While the latest MIC numbers are anything but encouraging, the results of this study show the average consumer experience is as good as it’s ever been, definitely something for you to feel good about. Overall satisfaction increased for a seventh consecutive year to its highest level yet; average satisfaction reached 838 on a 1,000-point scale in 2009, up 24 points from 2008. In fact, satisfaction improved across all five measures in the study — product, quality, cost of ownership, sales and service — with the biggest gains in the sales and service areas — great job, guys!
"Given that industry sales are down roughly 30 percent during the past year, manufacturers are competing more than ever for every customer," says Todd Markusic, senior director of the powersports practice at J.D. Power and Associates. "The result of this increased competition is that the quality and performance of bikes is at an all-time high, and dealers are paying much more attention to their customers’ sales and service experiences."
The study also reinforced the idea that post-sale follow-up is key to customer satisfaction.
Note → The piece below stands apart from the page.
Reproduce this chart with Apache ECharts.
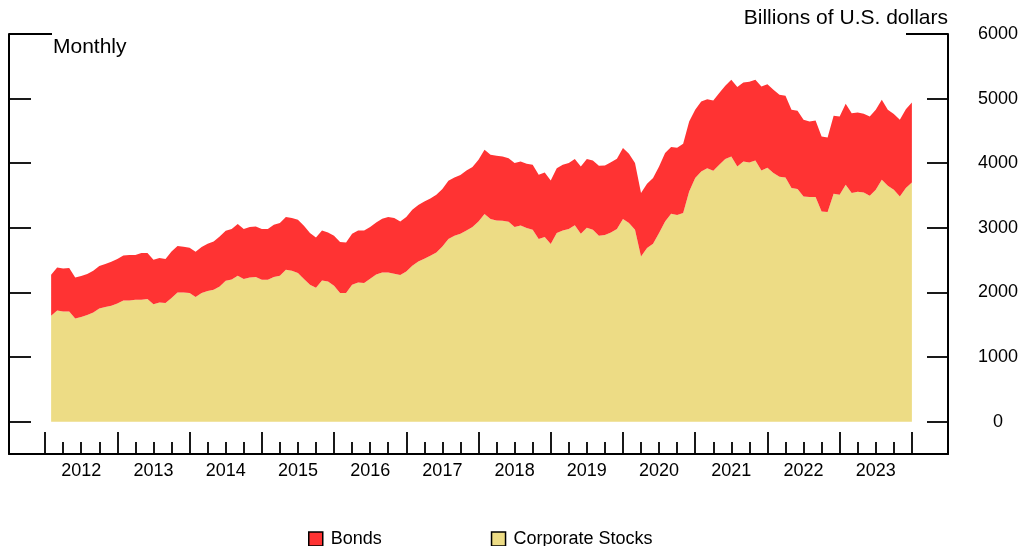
<!DOCTYPE html>
<html>
<head>
<meta charset="utf-8">
<script src="https://cdn.jsdelivr.net/npm/echarts@6/dist/echarts.min.js"></script>
<style>html,body{margin:0;padding:0;background:#fff}#c{width:1027px;height:546px}</style>
</head>
<body>
<div id="c"></div>
<script>
// Monthly observations, Jan 2012 .. Dec 2023 (billions of U.S. dollars)
var years = [2012, 2013, 2014, 2015, 2016, 2017, 2018, 2019, 2020, 2021, 2022, 2023];
var stocks = [
  1640, 1722, 1706, 1706, 1598, 1620, 1651, 1691, 1753, 1774, 1795, 1830,
  1877, 1877, 1887, 1887, 1898, 1818, 1846, 1836, 1913, 2000, 2000, 1990,
  1929, 1990, 2022, 2042, 2093, 2181, 2201, 2258, 2207, 2232, 2238, 2197,
  2197, 2238, 2258, 2351, 2336, 2300, 2207, 2119, 2073, 2186, 2170, 2104,
  1990, 1990, 2119, 2155, 2145, 2212, 2279, 2310, 2310, 2290, 2269, 2325,
  2413, 2480, 2522, 2568, 2619, 2712, 2826, 2877, 2908, 2960, 3012, 3099,
  3213, 3136, 3115, 3110, 3094, 3012, 3038, 2997, 2970, 2826, 2857, 2749,
  2919, 2960, 2981, 3040, 2908, 3001, 2970, 2877, 2888, 2929, 2981, 3136,
  3074, 2970, 2557, 2687, 2754, 2919, 3099, 3218, 3198, 3229, 3563, 3770,
  3873, 3924, 3883, 3976, 4064, 4104, 3950, 4027, 4012, 4043, 3888, 3930,
  3847, 3790, 3780, 3615, 3600, 3486, 3476, 3476, 3254, 3244, 3527, 3512,
  3667, 3538, 3558, 3548, 3496, 3589, 3744, 3651, 3589, 3486, 3615, 3702
];
var bonds = [
  634, 665, 666, 672, 635, 634, 634, 645, 656, 666, 680, 687,
  696, 702, 692, 723, 712, 688, 686, 681, 722, 718, 707, 702,
  701, 713, 732, 748, 774, 774, 780, 800, 774, 780, 784, 784,
  784, 810, 816, 816, 815, 825, 825, 800, 778, 774, 759, 773,
  790, 784, 789, 805, 815, 800, 805, 831, 857, 861, 830, 842,
  867, 872, 886, 887, 893, 888, 902, 903, 908, 928, 928, 954,
  995, 994, 1000, 994, 985, 990, 989, 994, 1006, 995, 1000, 984,
  1005, 1016, 1021, 1024, 1042, 1063, 1073, 1083, 1078, 1088, 1088, 1098,
  1072, 1032, 981, 995, 1016, 1031, 1058, 1032, 1041, 1071, 1083, 1057,
  1082, 1068, 1088, 1109, 1134, 1187, 1228, 1223, 1248, 1248, 1300, 1294,
  1289, 1268, 1263, 1212, 1211, 1186, 1170, 1185, 1160, 1154, 1207, 1211,
  1252, 1237, 1227, 1217, 1227, 1238, 1237, 1176, 1171, 1186, 1222, 1238
];
var yTicks = [0, 1000, 2000, 3000, 4000, 5000, 6000];
var seriesNames = ['Bonds', 'Corporate Stocks'];

// x axis unit: months since start of 2012; observations plotted at month end
var firstYear = years[0];
function monthEnd(i) { return i + 1; }
var majorTicks = [], minorTicks = [], yearLabelPos = [];
for (var k = 0; k <= years.length; k++) majorTicks.push(k * 12);
for (var k2 = 0; k2 < years.length; k2++) {
  minorTicks.push(k2 * 12 + 3, k2 * 12 + 6, k2 * 12 + 9);
  yearLabelPos.push(k2 * 12 + 6);
}
// value first so that stacking applies to the y dimension
var stockData = stocks.map(function (v, i) { return [v, monthEnd(i)]; });
var bondData = bonds.map(function (v, i) { return [v, monthEnd(i)]; });

var FONT = "'Liberation Sans', Arial, Helvetica, sans-serif";
var chart = echarts.init(document.getElementById('c'), null, {renderer: 'canvas'});
var axisLineStyle = {color: '#000', width: 2};
var tickStyle = {color: '#000', width: 1.8};
chart.setOption({
  animation: false,
  backgroundColor: '#fff',
  grid: {left: 9, right: 79, top: 34, bottom: 92, containLabel: false},
  legend: {
    data: seriesNames,
    left: 308, top: 530, padding: 0,
    itemWidth: 14, itemHeight: 14, itemGap: 109,
    icon: 'rect',
    itemStyle: {borderColor: '#000', borderWidth: 1.5},
    textStyle: {fontFamily: FONT, fontSize: 18, color: '#000', padding: [0, 0, 0, 3]},
    selectedMode: false
  },
  xAxis: [{
    type: 'value', min: -6, max: 150, position: 'bottom',
    axisLine: {show: true, onZero: false, lineStyle: axisLineStyle},
    axisTick: {show: true, inside: true, length: 22, customValues: majorTicks, lineStyle: tickStyle},
    axisLabel: {show: true, customValues: yearLabelPos, margin: 8,
      fontFamily: FONT, fontSize: 18, color: '#000',
      formatter: function (v) { return String(firstYear + Math.round((v - 6) / 12)); }},
    splitLine: {show: false}
  }, {
    type: 'value', min: -6, max: 150, position: 'bottom',
    axisLine: {show: false, onZero: false},
    axisTick: {show: true, inside: true, length: 12, customValues: minorTicks, lineStyle: tickStyle},
    axisLabel: {show: false},
    splitLine: {show: false}
  }],
  yAxis: [{
    type: 'value', min: -500, max: 6000, position: 'left',
    axisLine: {show: true, onZero: false, lineStyle: axisLineStyle},
    axisTick: {show: true, inside: true, length: 22, customValues: yTicks, lineStyle: tickStyle},
    axisLabel: {show: false},
    splitLine: {show: false}
  }, {
    type: 'value', min: -500, max: 6000, position: 'right',
    axisLine: {show: true, onZero: false, lineStyle: axisLineStyle},
    axisTick: {show: true, inside: true, length: 21, customValues: yTicks, lineStyle: tickStyle},
    axisLabel: {show: true, customValues: yTicks, align: 'center', margin: 50,
      fontFamily: FONT, fontSize: 18, color: '#000',
      formatter: function (v) { return String(v); }},
    splitLine: {show: false}
  }],
  series: [{
    name: 'Corporate Stocks', type: 'line', stack: 'total',
    xAxisIndex: 0, yAxisIndex: 0,
    encode: {x: 1, y: 0},
    data: stockData, showSymbol: false, symbol: 'none',
    lineStyle: {width: 0}, itemStyle: {color: '#EDDC85'},
    areaStyle: {color: '#EDDC85', opacity: 1}
  }, {
    name: 'Bonds', type: 'line', stack: 'total',
    xAxisIndex: 0, yAxisIndex: 0,
    encode: {x: 1, y: 0},
    data: bondData, showSymbol: false, symbol: 'none',
    lineStyle: {width: 0}, itemStyle: {color: '#FF3333'},
    areaStyle: {color: '#FF3333', opacity: 1}
  }],
  graphic: [
    {type: 'line', shape: {x1: 9, y1: 34, x2: 52, y2: 34}, style: {stroke: '#000', lineWidth: 2}},
    {type: 'line', shape: {x1: 906, y1: 34, x2: 948, y2: 34}, style: {stroke: '#000', lineWidth: 2}},
    {type: 'text', left: 53, top: 37, style: {text: 'Monthly', fontFamily: FONT, fontSize: 21, fill: '#000'}},
    {type: 'text', right: 79, top: 8, style: {text: 'Billions of U.S. dollars', fontFamily: FONT, fontSize: 21, fill: '#000'}}
  ]
});
</script>
</body>
</html>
On average, the sales satisfaction score among customers who received a follow-up phone call was 170 points higher than among those who did not get a follow-up call. "The follow-up phone call is a simple concept that may have a significant impact on customers’ sales or service experiences," says Markusic. "While it might seem that calling customers after a visit would be standard practice for dealers, 20% of customers don’t receive a call after a new bike purchase, and 56% don’t receive a call after having their bike serviced."
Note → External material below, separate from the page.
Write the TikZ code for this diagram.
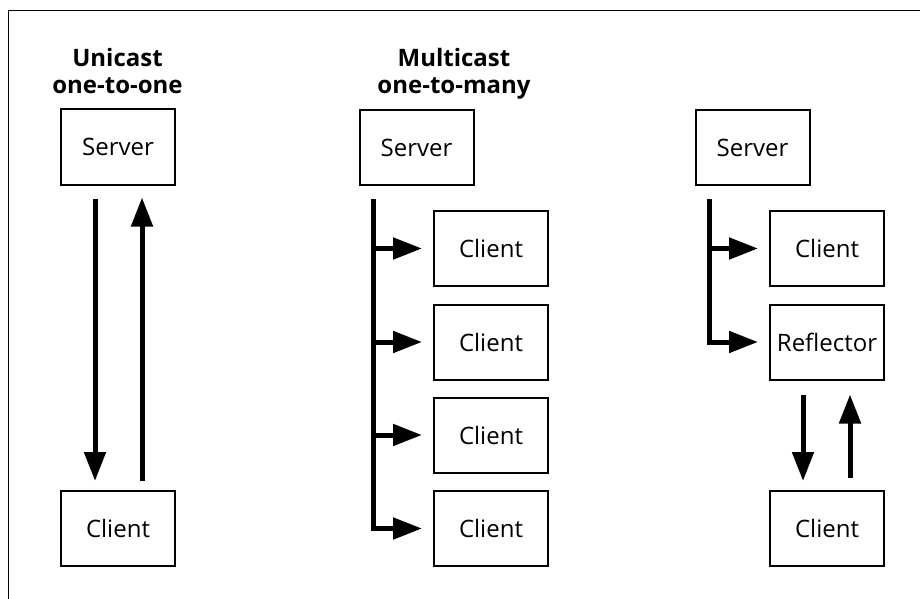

In addition to following up with customers who actually laid their plastic on the counter and added to your bottom line, you’ve also gotta follow-up up on the door swings that didn’t convert to immediate sales.
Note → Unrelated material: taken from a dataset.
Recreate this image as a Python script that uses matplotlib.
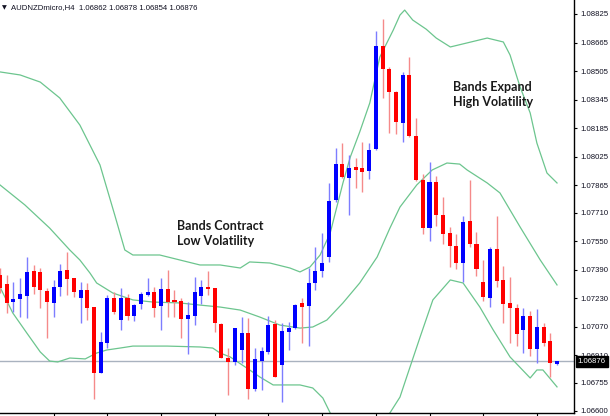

Service department sales have been a lifeline to many struggling dealers as new unit sales falter and riders are maintaining older units. According to the survey, the length of time a motorcycle is in for service greatly impacts overall service satisfaction. The average repair time for maintenance work is one day, while the typical repair takes three days to complete. Dealers who are able to complete repairs in less than three days may benefit greatly, as their customers tend to be significantly more satisfied with their service experience. The average satisfaction score among customers who have a repair completed in less than three days is 857, compared with 753 among those who receive their bike back in three days or more.
The results of the 2009 Motorcycle Competitive Information Study are encouraging. 8,000 owners who purchased a new 2009 model year on-road or dual-sport motorcycle participated in the study, and we hope the results shed a light on what your customers need. Consider drafting your own customer satisfaction survey to see how you measure up.